SS Red Oak Victory
International call sign: Kilo-Yankee-Victor-Mike
When the SS Red Oak Victory was launched on November 9th, 1944 in the Kaiser Permanente shipyard, she was the 558th ship built in Richmond California for World War II. The SS Red Oak Victory carried ammunition throughout the Pacific Theatre during the last year of the war.
After World War II, the SS Red Oak Victory was decommissioned from the United States Navy and returned to the United States Maritime Commission. The ship was leased short term to private companies, then returned to the carrying cargo for United States military during the Korean conflict in 1950-2, but scant evidence remains of the voyages. Later, the SS Red Oak Victory made her last military cargo voyages in support of the Vietnam conflict in 1966-8. The following year, in 1969, the SS Red Oak Victory was deactivated and put into permanent storage in the Suisun Bay Ready Reserve Fleet in the Suisun Bay, east of San Francisco Bay.
In the mid-1990s, the SS Red Oak Victory was identified as one of the best preserved ships from the Kaiser Richmond shipyard in the reserve fleet with the potential to become a floating museum. The Richmond Museum Association enlisted the help of Congressman George Miller, who wrote the conveyance language and added it to the Coast Guard Authorization Act of 1996.

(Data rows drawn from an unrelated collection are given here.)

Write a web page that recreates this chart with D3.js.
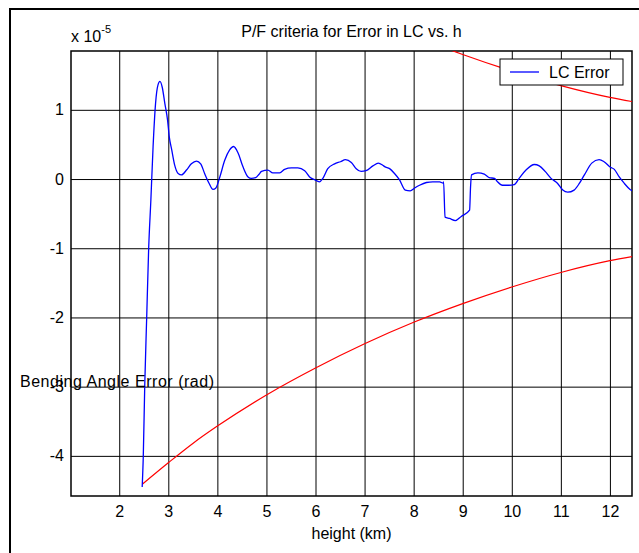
<!DOCTYPE html>
<html>
<head>
<meta charset="utf-8">
<script src="https://cdn.jsdelivr.net/npm/d3@7"></script>
<style>
  body { margin: 0; background: #fff; }
  text { font-family: Arial, "Liberation Sans", sans-serif; fill: #000; }
</style>
</head>
<body>
<div id="chart"></div>
<script>
// LC error trace (height in km, error in units of 1e-5 rad)
const lcHeight = [2.468, 2.49, 2.52, 2.56, 2.60, 2.645, 2.69, 2.74, 2.79, 2.83, 2.875, 2.93, 2.985, 3.02, 3.07, 3.13, 3.20, 3.27, 3.37, 3.47,
  3.575, 3.66, 3.74, 3.83, 3.91, 3.97, 4.05, 4.15, 4.25, 4.33, 4.42, 4.52, 4.625, 4.69, 4.78, 4.85, 4.90, 5.03, 5.13, 5.27,
  5.37, 5.51, 5.64, 5.78, 5.88, 5.98, 6.08, 6.15, 6.25, 6.39, 6.51, 6.61, 6.73, 6.83, 6.93, 7.03, 7.17, 7.28, 7.37, 7.41,
  7.51, 7.61, 7.71, 7.83, 7.93, 8.02, 8.12, 8.26, 8.39, 8.53, 8.60, 8.61, 8.64, 8.73, 8.85, 8.97, 9.14, 9.16, 9.18, 9.31,
  9.44, 9.54, 9.65, 9.71, 9.81, 9.94, 10.05, 10.15, 10.29, 10.46, 10.56, 10.68, 10.80, 10.93, 11.04, 11.14, 11.27, 11.38, 11.48, 11.63,
  11.78, 11.88, 12.01, 12.09, 12.19, 12.29, 12.41, 12.45];
const lcError = [-4.45, -4.01, -2.98, -1.99, -1.00, -0.30, 0.47, 1.09, 1.36, 1.41, 1.33, 1.09, 0.85, 0.61, 0.42, 0.20, 0.08, 0.06, 0.13, 0.22,
  0.26, 0.22, 0.08, -0.06, -0.15, -0.13, 0.03, 0.27, 0.42, 0.47, 0.38, 0.18, 0.03, 0.01, 0.02, 0.07, 0.11, 0.13, 0.09, 0.09,
  0.14, 0.16, 0.16, 0.12, 0.03, -0.01, -0.04, 0.01, 0.15, 0.22, 0.25, 0.28, 0.24, 0.15, 0.11, 0.12, 0.19, 0.23, 0.20, 0.18,
  0.15, 0.08, -0.01, -0.16, -0.17, -0.13, -0.09, -0.05, -0.04, -0.04, -0.06, -0.04, -0.55, -0.57, -0.60, -0.54, -0.45, -0.11, 0.06, 0.09,
  0.07, 0.02, 0.01, -0.04, -0.09, -0.09, -0.08, 0.01, 0.13, 0.21, 0.19, 0.11, 0.01, -0.06, -0.16, -0.19, -0.16, -0.06, 0.06, 0.23,
  0.28, 0.25, 0.17, 0.14, 0.03, -0.06, -0.15, -0.17];

// pass/fail criterion (drawn as +/- bound)
const critHeight = [2.47, 3.0, 3.5, 4.0, 5.0, 6.0, 7.0, 8.0, 9.0, 10.0, 11.0, 12.0, 12.45];
const critValue = [-4.41, -4.10, -3.82, -3.57, -3.12, -2.73, -2.38, -2.07, -1.80, -1.56, -1.35, -1.18, -1.12];

const xTicks = [2, 3, 4, 5, 6, 7, 8, 9, 10, 11, 12];
const yTicks = [-4, -3, -2, -1, 0, 1];

const titleText = "P/F criteria for Error in LC vs. h";
const xLabel = "height (km)";
const yLabel = "Bending Angle Error  (rad)";
const legendLabel = "LC Error";

const W = 639, H = 553;
const margin = {top: 51, right: 7, bottom: 57, left: 71};
const pw = W - margin.left - margin.right,
  ph = H - margin.top - margin.bottom;

const x = d3.scaleLinear().domain([1.017, 12.45]).range([0, pw]);
const y = d3.scaleLinear().domain([-4.58, 1.85]).range([ph, 0]);

const svg = d3.select("#chart").append("svg")
  .attr("width", W)
  .attr("height", H);

svg.append("rect").attr("width", W).attr("height", H).attr("fill", "#fff");

// figure frame
svg.append("rect")
  .attr("x", 10).attr("y", 9)
  .attr("width", W + 20).attr("height", H + 20)
  .attr("fill", "none")
  .attr("stroke", "#000")
  .attr("stroke-width", 2);

const g = svg.append("g")
  .attr("transform", `translate(${margin.left},${margin.top})`);

g.append("defs").append("clipPath").attr("id", "plotClip")
  .append("rect").attr("width", pw).attr("height", ph);

//grid
g.append("g")
  .attr("transform", `translate(0,${ph})`)
  .call(d3.axisBottom(x).tickValues(xTicks).tickSize(-ph).tickFormat(""))
  .call(a => a.select(".domain").remove())
  .selectAll("line").attr("stroke", "#000").attr("stroke-width", 1);

g.append("g")
  .call(d3.axisLeft(y).tickValues(yTicks).tickSize(-pw).tickFormat(""))
  .call(a => a.select(".domain").remove())
  .selectAll("line").attr("stroke", "#000").attr("stroke-width", 1);

// tick labels (plain hyphen for negatives, like the original)
const xAxis = g.append("g")
  .attr("transform", `translate(0,${ph})`)
  .call(d3.axisBottom(x).tickValues(xTicks).tickSize(0).tickPadding(10).tickFormat(d => String(d)));
xAxis.select(".domain").remove();
xAxis.selectAll("text").style("font-size", "16px").style("font-family", "Arial, 'Liberation Sans', sans-serif");

const yAxis = g.append("g")
  .call(d3.axisLeft(y).tickValues(yTicks).tickSize(0).tickPadding(7).tickFormat(d => String(d)));
yAxis.select(".domain").remove();
yAxis.selectAll("text").style("font-size", "16px").style("font-family", "Arial, 'Liberation Sans', sans-serif");

// box
g.append("rect")
  .attr("width", pw).attr("height", ph)
  .attr("fill", "none")
  .attr("stroke", "#000")
  .attr("stroke-width", 1.5);

const plot = g.append("g").attr("clip-path", "url(#plotClip)");

const critLine = d3.line()
  .x((d, i) => x(critHeight[i]))
  .y(d => y(d))
  .curve(d3.curveMonotoneX);

plot.append("path")
  .attr("d", critLine(critValue))
  .attr("fill", "none").attr("stroke", "#ff0000").attr("stroke-width", 1.2);
plot.append("path")
  .attr("d", critLine(critValue.map(v => -v)))
  .attr("fill", "none").attr("stroke", "#ff0000").attr("stroke-width", 1.2);

const lcLine = d3.line()
  .x((d, i) => x(lcHeight[i]))
  .y(d => y(d))
  .curve(d3.curveMonotoneX);

plot.append("path")
  .attr("d", lcLine(lcError))
  .attr("fill", "none").attr("stroke", "#0000ff").attr("stroke-width", 1.3);

// title
svg.append("text")
  .attr("x", margin.left + pw / 2).attr("y", 37)
  .attr("text-anchor", "middle")
  .style("font-size", "16px")
  .text(titleText);

// exponent
const expo = svg.append("text").attr("x", 71).attr("y", 42).style("font-size", "16px");
expo.append("tspan").text("x 10");
expo.append("tspan").attr("dy", -9).style("font-size", "11px").text("-5");

svg.append("text")
  .attr("x", margin.left + pw / 2).attr("y", 539)
  .attr("text-anchor", "middle")
  .style("font-size", "16px")
  .text(xLabel);

svg.append("text")
  .attr("x", 20).attr("y", 387)
  .attr("textLength", 194)
  .style("font-size", "16px")
  .text(yLabel);

// legend
const lg = svg.append("g").attr("transform", "translate(500,59)");
lg.append("rect").attr("width", 123).attr("height", 26)
  .attr("fill", "#fff").attr("stroke", "#000").attr("stroke-width", 1);
lg.append("line").attr("x1", 10).attr("x2", 39).attr("y1", 13).attr("y2", 13)
  .attr("stroke", "#0000ff").attr("stroke-width", 1.3);
lg.append("text").attr("x", 49).attr("y", 19).style("font-size", "16px").text(legendLabel);
</script>
</body>
</html>
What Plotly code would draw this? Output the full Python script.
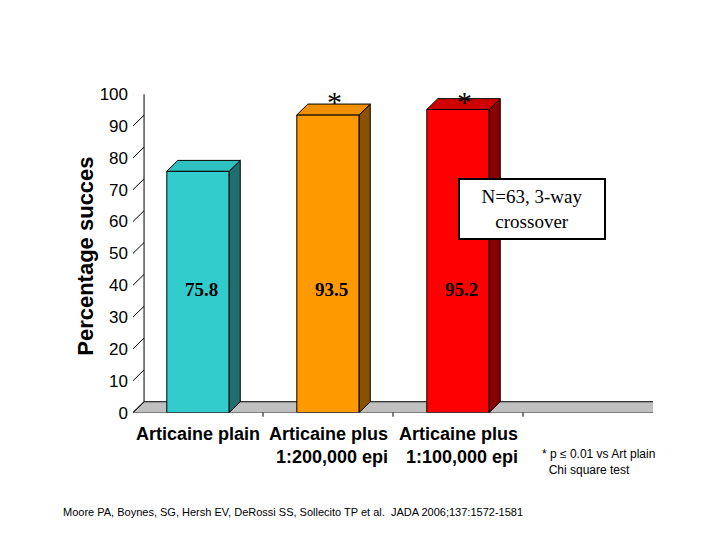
import plotly.graph_objects as go

categories = ["Articaine plain", "Articaine plus<br>1:200,000 epi", "Articaine plus<br>1:100,000 epi"]
values = [75.8, 93.5, 95.2]
front_colors = ["#33CCCC", "#FF9900", "#FF0000"]
side_colors = ["#216E6E", "#8A5200", "#880000"]
top_colors = ["#2FC0C0", "#F09000", "#D00000"]
yticks = [0, 10, 20, 30, 40, 50, 60, 70, 80, 90, 100]
stars = ["", "*", "*"]

xs = [0, 1, 2]
w = 0.48
dx, dy = 0.085, 3.4

X0, X1 = 125 / 720, 645 / 720
Y0, Y1 = (540 - 410) / 540, (540 - 80) / 540

fig = go.Figure()
fig.add_trace(go.Bar(x=xs, y=values, width=w, marker=dict(color=front_colors, line=dict(color="black", width=1)),
                     hoverinfo="skip"))
shapes = []
shapes.append(dict(type="path", xref="x", yref="y",
                   path=f"M -0.5 0 L 3.5 0 L {3.5+dx} {dy} L {-0.5+dx} {dy} Z",
                   fillcolor="#C0C0C0", line=dict(color="black", width=1), layer="below"))
shapes.append(dict(type="line", xref="x", yref="y", x0=-0.5+dx, y0=dy, x1=-0.5+dx, y1=100+dy,
                   line=dict(color="black", width=1), layer="below"))
for t in yticks:
    shapes.append(dict(type="line", xref="x", yref="y", x0=-0.5, y0=t, x1=-0.5+dx, y1=t+dy,
                       line=dict(color="black", width=1), layer="below"))
for d in [0.5, 1.5, 2.5]:
    shapes.append(dict(type="line", xref="x", yref="paper", x0=d, y0=Y0, x1=d, y1=Y0 - 0.008,
                       line=dict(color="black", width=1)))
for x, v, sc, tc in zip(xs, values, side_colors, top_colors):
    x0, x1 = x - w / 2, x + w / 2
    shapes.append(dict(type="path", xref="x", yref="y",
                       path=f"M {x1} 0 L {x1} {v} L {x1+dx} {v+dy} L {x1+dx} {dy} Z",
                       fillcolor=sc, line=dict(color="black", width=1)))
    shapes.append(dict(type="path", xref="x", yref="y",
                       path=f"M {x0} {v} L {x1} {v} L {x1+dx} {v+dy} L {x0+dx} {v+dy} Z",
                       fillcolor=tc, line=dict(color="black", width=1)))

ann = []
for x, v, s in zip(xs, values, stars):
    ann.append(dict(x=x + 0.03, y=38.5, xref="x", yref="y", text=f"<b>{v}</b>", showarrow=False,
                    font=dict(family="Liberation Serif", size=19, color="black")))
    if s:
        ann.append(dict(x=x + 0.05, y=1 - 88 / 540, xref="x", yref="paper", text=s, showarrow=False,
                        yanchor="middle", font=dict(family="Liberation Serif", size=30, color="black")))
for x, c in zip(xs, categories):
    ann.append(dict(x=x, y=1 - 420 / 540, xref="x", yref="paper", text=f"<b>{c}</b>", showarrow=False,
                    yanchor="top", align="right" if "<br>" in c else "center",
                    font=dict(family="Liberation Sans Narrow, Liberation Sans", size=18, color="black")))
ann.append(dict(x=598 / 720, y=1 - 199 / 540, xref="paper", yref="paper",
                text="N=63, 3-way<br>crossover", showarrow=False, bgcolor="white",
                bordercolor="black", borderwidth=2, borderpad=6, width=132,
                font=dict(family="Liberation Serif", size=19, color="black")))
ann.append(dict(x=532 / 720, y=1 - 444 / 540, xref="paper", yref="paper", xanchor="left", yanchor="top",
                text="* p ≤ 0.01 vs Art plain<br>  Chi square test", showarrow=False, align="left",
                font=dict(family="Liberation Sans", size=12, color="black")))
ann.append(dict(x=53 / 720, y=1 - 513 / 540, xref="paper", yref="paper", xanchor="left", yanchor="middle",
                text="Moore PA, Boynes, SG, Hersh EV, DeRossi SS, Sollecito TP et al.  JADA 2006;137:1572-1581",
                showarrow=False, font=dict(family="Liberation Sans", size=11, color="black")))
ann.append(dict(x=63 / 720, y=1 - 248 / 540, xref="paper", yref="paper", text="<b>Percentage succes</b>",
                textangle=-90, showarrow=False,
                font=dict(family="Liberation Sans Narrow, Liberation Sans", size=22, color="black")))

fig.update_layout(
    width=720, height=540, margin=dict(l=0, r=0, t=0, b=0),
    paper_bgcolor="white", plot_bgcolor="white", showlegend=False,
    shapes=shapes, annotations=ann,
    xaxis=dict(domain=[X0, X1], range=[-0.5, 3.5], showticklabels=False, showgrid=False,
               zeroline=False, fixedrange=True),
    yaxis=dict(domain=[Y0, Y1], range=[0, 100], tickvals=yticks, showgrid=False,
               zeroline=False, ticks="", ticklabelstandoff=4,
               tickprefix="<b>", ticksuffix="</b>",
               tickfont=dict(family="Liberation Sans", size=17, color="black")),
)
fig.write_html("out.html")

The SS Red Oak Victory is still being restored and recently had hull work completed in dry dock. The all-volunteer crew continues to work toward lighting the engines for the first time since 1968. When the ship is fully functional, the Richmond Museum Association hopes to take cruises around the San Francisco Bay and sail to Normandy for the 75th anniversary of the D-Day invasion in 2019.